## BEGIN MATERIAL
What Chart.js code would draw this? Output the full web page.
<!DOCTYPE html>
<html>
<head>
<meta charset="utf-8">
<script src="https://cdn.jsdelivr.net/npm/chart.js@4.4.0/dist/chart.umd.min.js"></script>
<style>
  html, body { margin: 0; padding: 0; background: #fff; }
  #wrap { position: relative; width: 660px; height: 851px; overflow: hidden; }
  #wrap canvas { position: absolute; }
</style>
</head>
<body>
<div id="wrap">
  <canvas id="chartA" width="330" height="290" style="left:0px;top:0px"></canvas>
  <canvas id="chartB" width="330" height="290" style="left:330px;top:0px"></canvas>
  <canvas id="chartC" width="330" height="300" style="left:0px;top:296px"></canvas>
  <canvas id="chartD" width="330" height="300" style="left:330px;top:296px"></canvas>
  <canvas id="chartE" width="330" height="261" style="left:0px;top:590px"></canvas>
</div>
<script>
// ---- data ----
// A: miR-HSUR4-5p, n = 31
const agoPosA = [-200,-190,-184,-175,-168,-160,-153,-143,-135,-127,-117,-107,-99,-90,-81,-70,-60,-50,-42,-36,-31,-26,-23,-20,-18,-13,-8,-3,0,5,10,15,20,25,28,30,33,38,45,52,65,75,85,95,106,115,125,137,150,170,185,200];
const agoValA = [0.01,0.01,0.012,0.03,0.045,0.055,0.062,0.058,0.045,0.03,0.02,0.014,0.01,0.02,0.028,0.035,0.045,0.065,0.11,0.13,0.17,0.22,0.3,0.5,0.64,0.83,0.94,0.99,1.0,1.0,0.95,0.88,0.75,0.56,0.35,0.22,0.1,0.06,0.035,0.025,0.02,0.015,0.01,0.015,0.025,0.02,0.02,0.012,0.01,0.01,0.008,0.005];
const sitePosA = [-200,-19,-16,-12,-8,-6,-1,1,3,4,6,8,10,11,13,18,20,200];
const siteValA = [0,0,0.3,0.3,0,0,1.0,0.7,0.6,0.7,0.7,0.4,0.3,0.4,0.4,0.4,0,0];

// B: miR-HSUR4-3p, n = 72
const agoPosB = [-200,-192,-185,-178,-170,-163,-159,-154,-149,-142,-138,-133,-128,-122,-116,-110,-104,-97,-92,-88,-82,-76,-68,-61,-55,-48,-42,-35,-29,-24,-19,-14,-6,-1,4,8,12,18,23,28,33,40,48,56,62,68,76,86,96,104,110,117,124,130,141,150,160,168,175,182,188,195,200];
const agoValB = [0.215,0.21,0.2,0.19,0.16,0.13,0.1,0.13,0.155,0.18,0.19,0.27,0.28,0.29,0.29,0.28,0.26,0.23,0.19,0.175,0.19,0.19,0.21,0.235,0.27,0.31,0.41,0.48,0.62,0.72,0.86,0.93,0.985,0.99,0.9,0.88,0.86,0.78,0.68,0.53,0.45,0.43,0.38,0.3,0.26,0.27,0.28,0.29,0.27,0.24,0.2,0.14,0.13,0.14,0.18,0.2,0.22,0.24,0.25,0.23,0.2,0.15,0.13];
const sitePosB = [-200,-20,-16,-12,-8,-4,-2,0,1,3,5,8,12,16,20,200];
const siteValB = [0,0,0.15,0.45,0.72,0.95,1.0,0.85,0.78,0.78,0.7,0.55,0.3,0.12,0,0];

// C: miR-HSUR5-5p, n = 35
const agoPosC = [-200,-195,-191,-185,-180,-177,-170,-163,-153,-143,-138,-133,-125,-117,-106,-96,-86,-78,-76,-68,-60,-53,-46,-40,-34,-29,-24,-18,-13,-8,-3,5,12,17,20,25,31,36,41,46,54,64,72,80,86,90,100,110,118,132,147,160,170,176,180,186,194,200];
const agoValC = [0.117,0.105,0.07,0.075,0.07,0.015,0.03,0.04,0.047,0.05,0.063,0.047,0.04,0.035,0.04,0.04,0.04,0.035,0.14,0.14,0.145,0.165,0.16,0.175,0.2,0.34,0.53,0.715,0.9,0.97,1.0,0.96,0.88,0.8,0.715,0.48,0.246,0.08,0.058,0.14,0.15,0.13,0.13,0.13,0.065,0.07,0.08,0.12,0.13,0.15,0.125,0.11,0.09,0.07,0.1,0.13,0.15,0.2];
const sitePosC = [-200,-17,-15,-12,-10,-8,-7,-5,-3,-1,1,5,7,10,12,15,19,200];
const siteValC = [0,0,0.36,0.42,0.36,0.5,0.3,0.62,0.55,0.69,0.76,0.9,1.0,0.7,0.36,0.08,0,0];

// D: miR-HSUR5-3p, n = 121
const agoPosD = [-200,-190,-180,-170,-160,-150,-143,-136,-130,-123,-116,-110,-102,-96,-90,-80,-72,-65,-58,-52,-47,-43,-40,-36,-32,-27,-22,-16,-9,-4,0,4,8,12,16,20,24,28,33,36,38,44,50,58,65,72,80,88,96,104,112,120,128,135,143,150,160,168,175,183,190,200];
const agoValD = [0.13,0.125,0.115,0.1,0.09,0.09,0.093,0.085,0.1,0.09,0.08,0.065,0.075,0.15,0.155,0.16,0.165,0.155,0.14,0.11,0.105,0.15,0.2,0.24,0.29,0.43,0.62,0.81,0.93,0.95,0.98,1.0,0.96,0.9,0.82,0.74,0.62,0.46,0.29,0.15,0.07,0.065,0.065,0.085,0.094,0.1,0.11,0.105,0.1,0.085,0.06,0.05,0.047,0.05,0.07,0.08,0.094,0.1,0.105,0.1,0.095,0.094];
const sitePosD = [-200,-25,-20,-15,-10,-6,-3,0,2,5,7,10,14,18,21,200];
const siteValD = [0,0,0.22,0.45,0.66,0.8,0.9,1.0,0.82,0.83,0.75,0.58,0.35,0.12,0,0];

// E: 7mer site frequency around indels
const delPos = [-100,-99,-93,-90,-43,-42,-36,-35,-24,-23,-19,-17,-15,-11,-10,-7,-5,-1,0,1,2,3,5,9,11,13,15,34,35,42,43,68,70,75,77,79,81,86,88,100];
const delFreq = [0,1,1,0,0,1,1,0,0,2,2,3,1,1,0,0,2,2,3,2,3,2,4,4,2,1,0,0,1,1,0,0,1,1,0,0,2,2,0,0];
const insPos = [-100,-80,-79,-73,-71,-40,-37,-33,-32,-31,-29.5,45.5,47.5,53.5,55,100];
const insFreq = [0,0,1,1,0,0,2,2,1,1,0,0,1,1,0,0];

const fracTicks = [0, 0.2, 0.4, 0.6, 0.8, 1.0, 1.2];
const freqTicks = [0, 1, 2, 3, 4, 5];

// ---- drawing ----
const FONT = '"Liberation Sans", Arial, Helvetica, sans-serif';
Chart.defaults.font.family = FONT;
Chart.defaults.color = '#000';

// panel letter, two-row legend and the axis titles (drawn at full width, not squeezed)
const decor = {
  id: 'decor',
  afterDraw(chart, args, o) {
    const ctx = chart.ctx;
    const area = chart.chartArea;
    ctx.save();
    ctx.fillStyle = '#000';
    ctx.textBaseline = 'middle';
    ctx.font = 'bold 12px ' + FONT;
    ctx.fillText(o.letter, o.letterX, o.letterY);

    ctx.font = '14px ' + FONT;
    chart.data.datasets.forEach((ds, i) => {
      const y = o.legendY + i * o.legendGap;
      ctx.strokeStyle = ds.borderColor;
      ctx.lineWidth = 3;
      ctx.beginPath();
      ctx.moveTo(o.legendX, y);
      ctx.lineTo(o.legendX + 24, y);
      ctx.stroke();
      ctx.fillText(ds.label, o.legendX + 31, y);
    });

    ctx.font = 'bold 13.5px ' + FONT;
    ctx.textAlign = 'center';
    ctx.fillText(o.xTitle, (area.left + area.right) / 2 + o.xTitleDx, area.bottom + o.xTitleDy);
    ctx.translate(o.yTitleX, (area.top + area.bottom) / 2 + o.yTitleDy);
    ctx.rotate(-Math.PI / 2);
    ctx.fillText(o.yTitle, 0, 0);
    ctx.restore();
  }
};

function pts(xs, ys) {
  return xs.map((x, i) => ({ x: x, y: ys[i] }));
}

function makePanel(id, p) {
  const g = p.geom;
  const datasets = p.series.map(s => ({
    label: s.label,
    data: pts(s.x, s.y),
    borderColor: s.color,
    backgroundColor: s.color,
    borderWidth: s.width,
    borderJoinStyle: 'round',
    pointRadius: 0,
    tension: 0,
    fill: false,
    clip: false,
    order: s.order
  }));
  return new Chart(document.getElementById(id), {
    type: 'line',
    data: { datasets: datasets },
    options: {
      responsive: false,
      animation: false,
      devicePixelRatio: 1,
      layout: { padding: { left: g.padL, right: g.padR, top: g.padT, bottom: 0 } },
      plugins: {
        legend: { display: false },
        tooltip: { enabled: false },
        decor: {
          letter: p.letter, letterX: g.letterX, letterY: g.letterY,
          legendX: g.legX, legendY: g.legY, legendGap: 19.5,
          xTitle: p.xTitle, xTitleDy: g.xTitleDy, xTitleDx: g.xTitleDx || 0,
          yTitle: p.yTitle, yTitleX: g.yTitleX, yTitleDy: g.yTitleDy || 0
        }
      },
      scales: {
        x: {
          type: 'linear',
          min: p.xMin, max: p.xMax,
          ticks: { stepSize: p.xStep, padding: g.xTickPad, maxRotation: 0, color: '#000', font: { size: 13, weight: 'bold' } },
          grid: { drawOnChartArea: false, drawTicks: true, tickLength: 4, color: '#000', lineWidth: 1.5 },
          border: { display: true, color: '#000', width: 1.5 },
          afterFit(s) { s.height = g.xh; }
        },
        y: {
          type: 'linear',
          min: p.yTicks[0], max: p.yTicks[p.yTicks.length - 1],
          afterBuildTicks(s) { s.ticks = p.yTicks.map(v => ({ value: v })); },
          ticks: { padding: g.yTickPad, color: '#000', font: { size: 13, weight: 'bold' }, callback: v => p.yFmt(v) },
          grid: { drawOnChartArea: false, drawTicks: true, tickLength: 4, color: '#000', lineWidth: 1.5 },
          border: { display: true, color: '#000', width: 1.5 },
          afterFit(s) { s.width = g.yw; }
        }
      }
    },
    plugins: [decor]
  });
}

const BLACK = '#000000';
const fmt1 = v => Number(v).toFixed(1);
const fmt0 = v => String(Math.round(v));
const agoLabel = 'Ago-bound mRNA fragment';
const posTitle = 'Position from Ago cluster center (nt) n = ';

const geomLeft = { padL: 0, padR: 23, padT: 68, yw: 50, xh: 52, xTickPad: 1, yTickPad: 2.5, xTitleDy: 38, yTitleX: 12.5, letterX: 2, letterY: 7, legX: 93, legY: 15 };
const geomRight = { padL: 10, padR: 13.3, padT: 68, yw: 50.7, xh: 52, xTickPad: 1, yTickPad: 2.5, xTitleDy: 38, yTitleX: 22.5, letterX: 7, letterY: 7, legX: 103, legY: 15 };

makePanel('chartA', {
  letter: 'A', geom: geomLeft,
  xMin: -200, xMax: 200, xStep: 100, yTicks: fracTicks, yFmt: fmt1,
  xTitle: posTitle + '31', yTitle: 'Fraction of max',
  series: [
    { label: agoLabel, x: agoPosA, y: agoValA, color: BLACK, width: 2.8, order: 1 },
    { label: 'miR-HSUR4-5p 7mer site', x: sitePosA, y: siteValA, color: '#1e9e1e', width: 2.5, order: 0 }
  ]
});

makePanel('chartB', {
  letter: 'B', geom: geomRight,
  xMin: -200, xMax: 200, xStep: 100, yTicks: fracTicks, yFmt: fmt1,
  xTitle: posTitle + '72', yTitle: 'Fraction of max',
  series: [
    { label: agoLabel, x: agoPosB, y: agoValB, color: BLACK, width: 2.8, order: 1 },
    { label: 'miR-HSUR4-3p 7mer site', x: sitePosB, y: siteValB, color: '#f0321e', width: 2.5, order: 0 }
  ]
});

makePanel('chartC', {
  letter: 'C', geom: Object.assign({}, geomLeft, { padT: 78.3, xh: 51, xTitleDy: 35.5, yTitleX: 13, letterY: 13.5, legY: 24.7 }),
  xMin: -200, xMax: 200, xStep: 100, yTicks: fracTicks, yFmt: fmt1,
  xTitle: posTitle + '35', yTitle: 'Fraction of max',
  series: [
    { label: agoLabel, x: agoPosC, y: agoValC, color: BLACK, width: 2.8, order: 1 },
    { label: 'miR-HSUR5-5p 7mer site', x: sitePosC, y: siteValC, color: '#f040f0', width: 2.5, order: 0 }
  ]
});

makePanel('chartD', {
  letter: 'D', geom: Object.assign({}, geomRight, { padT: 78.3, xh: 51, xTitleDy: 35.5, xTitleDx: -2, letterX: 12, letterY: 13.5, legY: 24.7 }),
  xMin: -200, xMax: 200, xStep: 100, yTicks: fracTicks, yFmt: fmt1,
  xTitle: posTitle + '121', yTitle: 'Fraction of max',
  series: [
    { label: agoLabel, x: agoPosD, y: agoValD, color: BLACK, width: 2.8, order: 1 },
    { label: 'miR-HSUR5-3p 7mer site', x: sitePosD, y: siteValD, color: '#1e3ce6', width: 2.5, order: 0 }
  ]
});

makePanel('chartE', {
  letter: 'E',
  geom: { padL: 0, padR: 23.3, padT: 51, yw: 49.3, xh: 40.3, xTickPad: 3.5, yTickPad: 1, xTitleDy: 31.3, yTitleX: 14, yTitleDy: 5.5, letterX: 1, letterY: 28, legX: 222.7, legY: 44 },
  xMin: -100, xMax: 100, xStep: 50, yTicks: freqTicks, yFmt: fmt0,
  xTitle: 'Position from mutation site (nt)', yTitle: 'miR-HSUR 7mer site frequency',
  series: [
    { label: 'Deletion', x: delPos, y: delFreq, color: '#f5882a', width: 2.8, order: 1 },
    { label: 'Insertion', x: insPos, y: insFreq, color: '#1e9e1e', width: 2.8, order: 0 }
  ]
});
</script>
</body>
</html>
## END MATERIAL
**WHAT IS BEING ASKED:**
Locate all lines that include the word "full" and copy them out.

**THE REPLY:**
What Chart.js code would draw this? Output the full web page.
// panel letter, two-row legend and the axis titles (drawn at full width, not squeezed)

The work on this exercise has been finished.